Which coefficients of the characteristic polynomial of the shape operator are isometric invariants?

If $n>2$ then all the coefficients $a_m$ are isometry invariants of generic $M$. Say, it sufficient to assume that $M$ has positive curvature, but as you will see much weaker assumptions can be made.

Let $e_i$ be the principle basis and $\kappa_i$ be principle curvatures. The curvature operator of $M$ has eigenvectors $e_i\wedge e_j$ with eigenvalues $K_{ij}=\kappa_i\cdot\kappa_j$. If $K_{ij}>0$ and $n>2$, you can recover $\kappa_i$ from $K_{ij}$, say $$\kappa_i=\sqrt{\frac{K_{ij}\cdot K_{ik}}{K_{jk}}}.$$ Since the values $K_{ij}$ are isometry invariants of $M$ so are all $\kappa_i$ and symmetrizing we get all $a_m$ (up to sign).

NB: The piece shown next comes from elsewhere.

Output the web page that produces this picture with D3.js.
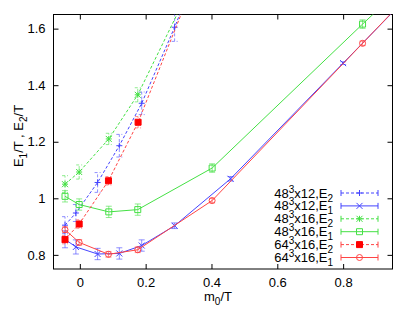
<!DOCTYPE html>
<html>
<head>
<meta charset="utf-8">
<script src="https://cdn.jsdelivr.net/npm/d3@7"></script>
<style>
  body { margin: 0; background: #fff; }
  text { font-family: "Liberation Sans", Arial, sans-serif; font-size: 13px; }
</style>
</head>
<body>
<div id="chart"></div>
<script>
// x values (m0/T), y values (E/T) and error bars for each series
const blueE2X = [-0.045, -0.012, 0.054, 0.12, 0.188, 0.288, 0.4];
const blueE2Y = [0.905, 0.948, 1.056, 1.186, 1.336, 1.605, 1.93];
const blueE2Err = [0.03, 0.03, 0.035, 0.04, 0.04, 0.05, 0.05];

const blueE1X = [-0.045, -0.012, 0.054, 0.12, 0.188, 0.288, 0.458, 0.8, 1.0];
const blueE1Y = [0.855, 0.828, 0.803, 0.805, 0.833, 0.903, 1.069, 1.478, 1.717];
const blueE1Err = [0.03, 0.025, 0.02, 0.02, 0.02, 0.01, 0.008, 0.005, 0.005];

const greenE2X = [-0.045, -0.002, 0.088, 0.176, 0.4];
const greenE2Y = [1.05, 1.093, 1.21, 1.366, 1.9];
const greenE2Err = [0.03, 0.025, 0.02, 0.025, 0.03];

const greenE1X = [-0.045, -0.002, 0.088, 0.176, 0.402, 0.859, 1.0];
const greenE1Y = [1.007, 0.978, 0.952, 0.96, 1.107, 1.616, 1.77];
const greenE1Err = [0.02, 0.02, 0.02, 0.02, 0.015, 0.015, 0.01];

const redE2X = [-0.045, -0.002, 0.087, 0.177, 0.4];
const redE2Y = [0.854, 0.909, 1.062, 1.269, 1.92];
const redE2Err = [0.015, 0.015, 0.015, 0.02, 0.02];

const redE1X = [-0.045, -0.002, 0.087, 0.176, 0.402, 0.859, 1.0];
const redE1Y = [0.889, 0.844, 0.802, 0.818, 0.992, 1.548, 1.72];
const redE1Err = [0.01, 0.01, 0.01, 0.01, 0.008, 0.008, 0.005];

const xTicks = [0, 0.2, 0.4, 0.6, 0.8];
const yTicks = [0.8, 1, 1.2, 1.4, 1.6];

const series = [
  { lat: '48', nt: '12', e: '2', xs: blueE2X, ys: blueE2Y, err: blueE2Err, color: '#4444ff', dashed: true, marker: 'plus' },
  { lat: '48', nt: '12', e: '1', xs: blueE1X, ys: blueE1Y, err: blueE1Err, color: '#4444ff', dashed: false, marker: 'cross' },
  { lat: '48', nt: '16', e: '2', xs: greenE2X, ys: greenE2Y, err: greenE2Err, color: '#44e044', dashed: true, marker: 'star' },
  { lat: '48', nt: '16', e: '1', xs: greenE1X, ys: greenE1Y, err: greenE1Err, color: '#44e044', dashed: false, marker: 'square' },
  { lat: '64', nt: '16', e: '2', xs: redE2X, ys: redE2Y, err: redE2Err, color: '#ff4444', dashed: true, marker: 'fsquare' },
  { lat: '64', nt: '16', e: '1', xs: redE1X, ys: redE1Y, err: redE1Err, color: '#ff4444', dashed: false, marker: 'circle' }
];

const W = 415, H = 309;
const plotL = 53.5, plotR = 392.5, plotT = 14.5, plotB = 269;

const svg = d3.select('#chart').append('svg')
  .attr('width', W).attr('height', H);

const x = d3.scaleLinear().domain([-0.08, 0.95]).range([plotL, plotR]);
const y = d3.scaleLinear().domain([0.75, 1.65]).range([plotB, plotT]);

// axes with inward ticks on all four sides
const fmt = d3.format('');
svg.append('g').attr('transform', `translate(${plotL},0)`)
  .call(d3.axisLeft(y).tickValues(yTicks).tickSize(-5).tickPadding(8).tickFormat(fmt));
svg.append('g').attr('transform', `translate(${plotR},0)`)
  .call(d3.axisRight(y).tickValues(yTicks).tickSize(-5).tickFormat(''));
svg.append('g').attr('transform', `translate(0,${plotB})`)
  .call(d3.axisBottom(x).tickValues(xTicks).tickSize(-5).tickPadding(9).tickFormat(fmt));
svg.append('g').attr('transform', `translate(0,${plotT})`)
  .call(d3.axisTop(x).tickValues(xTicks).tickSize(-5).tickFormat(''));

svg.selectAll('.domain').remove();
svg.selectAll('.tick line').attr('stroke', '#000');
svg.selectAll('.tick text').attr('fill', '#000').style('font-size', '13px')
  .style('font-family', '"Liberation Sans", Arial, sans-serif');

svg.append('rect')
  .attr('x', plotL).attr('y', plotT)
  .attr('width', plotR - plotL).attr('height', plotB - plotT)
  .attr('fill', 'none').attr('stroke', '#000').attr('stroke-width', 1);

svg.append('clipPath').attr('id', 'clip')
  .append('rect')
  .attr('x', plotL).attr('y', plotT)
  .attr('width', plotR - plotL).attr('height', plotB - plotT);

const markerPath = (type, cx, cy) => {
  const s = 3;
  const plus = `M${cx - s},${cy}H${cx + s}M${cx},${cy - s}V${cy + s}`;
  const cross = `M${cx - s},${cy - s}L${cx + s},${cy + s}M${cx - s},${cy + s}L${cx + s},${cy - s}`;
  if (type === 'plus') return plus;
  if (type === 'cross') return cross;
  if (type === 'star') return plus + cross;
  return `M${cx - s},${cy - s}H${cx + s}V${cy + s}H${cx - s}Z`;
};

const drawMarker = (g, s, cx, cy) => {
  if (s.marker === 'circle') {
    g.append('circle').attr('cx', cx).attr('cy', cy).attr('r', 3)
      .attr('fill', 'none').attr('stroke', s.color);
  } else {
    g.append('path').attr('d', markerPath(s.marker, cx, cy))
      .attr('fill', s.marker === 'fsquare' ? '#ff0000' : 'none')
      .attr('stroke', s.marker === 'fsquare' ? '#ff0000' : s.color);
  }
};

const plot = svg.append('g').attr('clip-path', 'url(#clip)');

series.forEach((s) => {
  const pts = s.xs.map((v, i) => ({ x: v, y: s.ys[i], e: s.err[i] }));
  const g = plot.append('g');

  g.append('path')
    .datum(pts)
    .attr('fill', 'none')
    .attr('stroke', s.color)
    .attr('stroke-width', 1)
    .attr('stroke-dasharray', s.dashed ? '3,2' : null)
    .attr('d', d3.line().x((d) => x(d.x)).y((d) => y(d.y)));

  // error bars
  pts.forEach((d) => {
    const cx = x(d.x), y0 = y(d.y - d.e), y1 = y(d.y + d.e);
    g.append('path')
      .attr('d', `M${cx},${y0}V${y1}M${cx - 3},${y0}H${cx + 3}M${cx - 3},${y1}H${cx + 3}`)
      .attr('fill', 'none')
      .attr('stroke', s.color)
      .attr('stroke-opacity', 0.6)
      .attr('stroke-dasharray', s.dashed ? '3,2' : null);
    drawMarker(g, s, cx, y(d.y));
  });
});

// legend
const lg = svg.append('g');
series.forEach((s, i) => {
  const base = 197.5 + i * 12.9;
  const ly = base - 4.5;
  const t = lg.append('text').attr('x', 333).attr('y', base).attr('text-anchor', 'end').attr('fill', '#000');
  t.append('tspan').text(s.lat);
  t.append('tspan').attr('dy', -5).style('font-size', '10px').text('3');
  t.append('tspan').attr('dy', 5).text('x' + s.nt + ',E');
  t.append('tspan').attr('dy', 4).style('font-size', '10px').text(s.e);

  const x0 = 341, x1 = 378, xm = 359.5;
  lg.append('path')
    .attr('d', `M${x0},${ly - 3}V${ly + 3}M${x1},${ly - 3}V${ly + 3}`)
    .attr('fill', 'none')
    .attr('stroke', s.color);
  lg.append('path')
    .attr('d', `M${x0},${ly}H${x1}`)
    .attr('fill', 'none')
    .attr('stroke', s.color)
    .attr('stroke-dasharray', s.dashed ? '3,2' : null);
  drawMarker(lg, s, xm, ly);
});

// axis labels
const xl = svg.append('text').attr('x', 218).attr('y', 301).attr('text-anchor', 'middle');
xl.append('tspan').text('m');
xl.append('tspan').attr('dy', 4).style('font-size', '10px').text('0');
xl.append('tspan').attr('dy', -4).text('/T');

const yl = svg.append('text')
  .attr('transform', 'translate(22.5,136) rotate(-90)')
  .attr('text-anchor', 'middle');
yl.append('tspan').text('E');
yl.append('tspan').attr('dy', 4).style('font-size', '10px').text('1');
yl.append('tspan').attr('dy', -4).text('/T , E');
yl.append('tspan').attr('dy', 4).style('font-size', '10px').text('2');
yl.append('tspan').attr('dy', -4).text('/T');
</script>
</body>
</html>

About other conditions: say nonzero Gaussian curvature $G=\kappa_1\cdots\kappa_n$ will do as well and the proof is the same. In particular $|G|$ is invariant.

On the other hand for the hyperplane $|H|=\mathrm{const}\cdot |a_1|$ is not invariant, so you should assume something about curvature at the point.